Whisky distillery in Perthshire, Scotland

Blair Athol distillery is a Highland single malt Scotch whisky distillery located on the south edge of Pitlochry in Perthshire, near the River Tummel in Scotland.

It is used in Bell's whisky, and is also normally available in a 12-year-old bottling.

== History ==
The distillery was founded in 1798 by John Steward and Robert Robertson. Originally named 'Aldour',
after the Allt Dour burn the distillery draws it water from, but closed soon after opening.

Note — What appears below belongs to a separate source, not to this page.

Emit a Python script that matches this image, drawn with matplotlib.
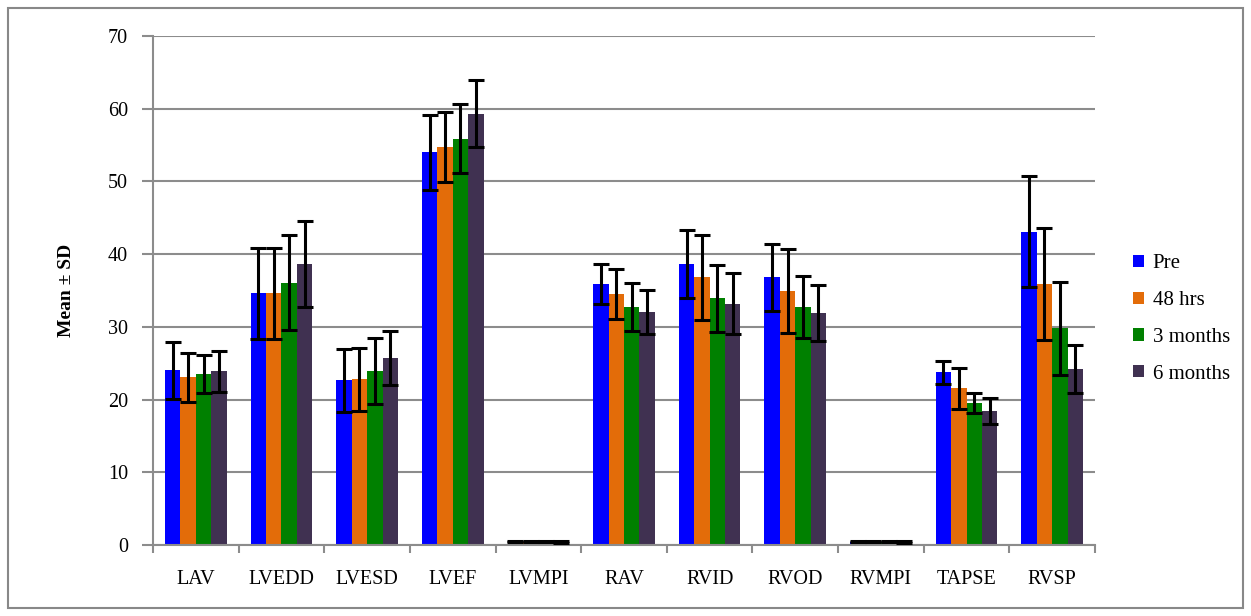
import numpy as np
import matplotlib.pyplot as plt

categories = ['LAV', 'LVEDD', 'LVESD', 'LVEF', 'LVMPI', 'RAV', 'RVID', 'RVOD', 'RVMPI', 'TAPSE', 'RVSP']
series = ['Pre', '48 hrs', '3 months', '6 months']

pre_mean = [24.0, 34.6, 22.65, 54.0, 0.45, 35.85, 38.6, 36.8, 0.45, 23.75, 43.1]
h48_mean = [23.05, 34.6, 22.8, 54.7, 0.45, 34.5, 36.8, 34.9, 0.45, 21.55, 35.85]
m3_mean = [23.5, 36.1, 23.9, 55.9, 0.43, 32.7, 33.9, 32.7, 0.43, 19.5, 29.8]
m6_mean = [23.9, 38.6, 25.7, 59.3, 0.42, 32.0, 33.2, 31.9, 0.42, 18.4, 24.15]

pre_sd = [3.9, 6.3, 4.35, 5.15, 0.08, 2.75, 4.7, 4.6, 0.08, 1.6, 7.6]
h48_sd = [3.35, 6.3, 4.35, 4.8, 0.08, 3.4, 5.85, 5.8, 0.08, 2.8, 7.7]
m3_sd = [2.6, 6.6, 4.5, 4.7, 0.08, 3.3, 4.65, 4.25, 0.08, 1.4, 6.4]
m6_sd = [2.8, 5.9, 3.75, 4.6, 0.08, 3.05, 4.15, 3.8, 0.08, 1.75, 3.3]

colors = ['#0000FF', '#E36C09', '#008000', '#403151']

plt.rcParams['font.family'] = ['Liberation Serif', 'DejaVu Serif']

fig = plt.figure(figsize=(12.51, 6.16), dpi=100)
ax = fig.add_axes([153 / 1251, 1 - 545 / 616, (1095 - 153) / 1251, (545 - 36) / 616])

# outer border of the chart
fig.patches.append(plt.Rectangle((8 / 1251, 8 / 616), 1235 / 1251, 600 / 616,
                                 transform=fig.transFigure, fill=False,
                                 edgecolor='#888888', linewidth=1.5))

x = np.arange(len(categories))
w = 0.18
means = [pre_mean, h48_mean, m3_mean, m6_mean]
sds = [pre_sd, h48_sd, m3_sd, m6_sd]
for i in range(4):
    ax.bar(x + (i - 1.5) * w, means[i], w, color=colors[i], label=series[i], zorder=2,
           yerr=sds[i], error_kw=dict(ecolor='black', elinewidth=2.2, capsize=5.5, capthick=2.2, zorder=3))

ax.set_xlim(-0.5, len(categories) - 0.5)
ax.set_ylim(0, 70)
ax.set_yticks(range(0, 71, 10))
ax.yaxis.grid(True, color='#8c8c8c', linewidth=1.5, zorder=0)
ax.set_axisbelow(True)

ax.set_xticks(x)
ax.set_xticklabels(categories, fontsize=14.5)
ax.set_xticks(np.arange(-0.5, len(categories), 1), minor=True)
ax.tick_params(axis='x', which='major', length=0, pad=18)
ax.tick_params(axis='x', which='minor', length=6, width=1.5, color='#8c8c8c')
ax.tick_params(axis='y', length=8, width=1.5, color='#8c8c8c', labelsize=14.5, pad=10)

for s in ['top', 'right']:
    ax.spines[s].set_visible(False)
for s in ['left', 'bottom']:
    ax.spines[s].set_color('#8c8c8c')
    ax.spines[s].set_linewidth(1.5)

ax.set_ylabel('Mean ± SD', fontsize=14, fontweight='bold', labelpad=24)

fig.legend(*ax.get_legend_handles_labels(), loc='center left',
           bbox_to_anchor=(1114 / 1251, 1 - 319 / 616), frameon=False, fontsize=15,
           handlelength=0.55, handleheight=0.55, handletextpad=0.4, labelspacing=0.85)

fig.savefig('out.png', dpi=100)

The distillery opened again and changed ownership to John Robertson in 1825.

It was sold several times in the period after, going from John Robertson to Alexander
Conacher & Co., then to John Conacher & Co, which was inherited by Elizabeth Conacher in 1860. It was sold again to Peter Fraser & Co, and again to Peter Mackenzie of P. McKenzie & Co Distillers Limited in 1882.

The distillery closed down in 1932. The mothballed distillery was bought by Arthur Bell and Sons, but didn't open again until it was rebuilt in 1949. In 1973 the distillery expanded, adding two further stills to the previous two.

In 1987, Guinness combined the businesses of Arthur Bell & Sons and Distillers Company. In 1997, Guinness merged with Grand Metropolitan to create Diageo, the current owner of Blair Athol distillery.